Monday, June 20, 2011

Switching between user mode and kernel mode - Part2

In the previous post, we looked at how processor switches from User mode to kernel mode, how the desired System Service is picked up by kernel, which MSR stores the details reuqired by CPU to switch and how to verify those thing from Windbg.
Let's focus now on the way parameters required for the APi are passed to kernel mode from user mode and finally how the control moves back to user mode again.

The first four parameters are passed in rcx, rdx, r8 and r9 and rest are there on the stack. Before calling the corresponding System Service call, kernel restores all the register arguments and copies the in memory arguments from User mode to kernel, so that while the call is in progress user doesn't modify the actual arguments.

Once the system call is done, KiSystemCall64 restores the registers from Trap Frame and calls Sysret instruction, which finally is responsible for the switching to User mode.
Again from Intel Manual below are the steps performed by processor when it sees the Sysret instruction:

Target code segment — Reads a non-NULL selector from IA32_STAR[47:32].
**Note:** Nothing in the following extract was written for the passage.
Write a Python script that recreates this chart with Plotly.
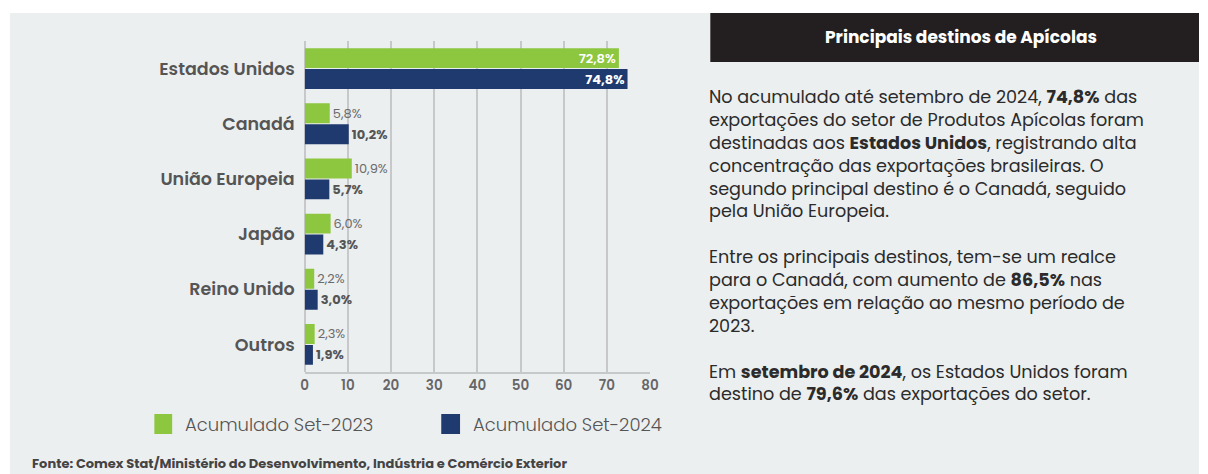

Target instruction — Reads a 64-bit canonical address from IA32_LSTAR.

Stack segment — Computed by adding 8 to the value in IA32_STAR[47:32].

System flags — The processor sets RFLAGS to the logical-AND of its current value with the complement of the value in the IA32_FMASK MSR.

When SYSRET transfers control to 64-bit mode user code using REX.W, the processor gets the privilege level 3 target instruction and stack pointer from:

Target code segment — Reads a non-NULL selector from IA32_STAR[63:48] +16.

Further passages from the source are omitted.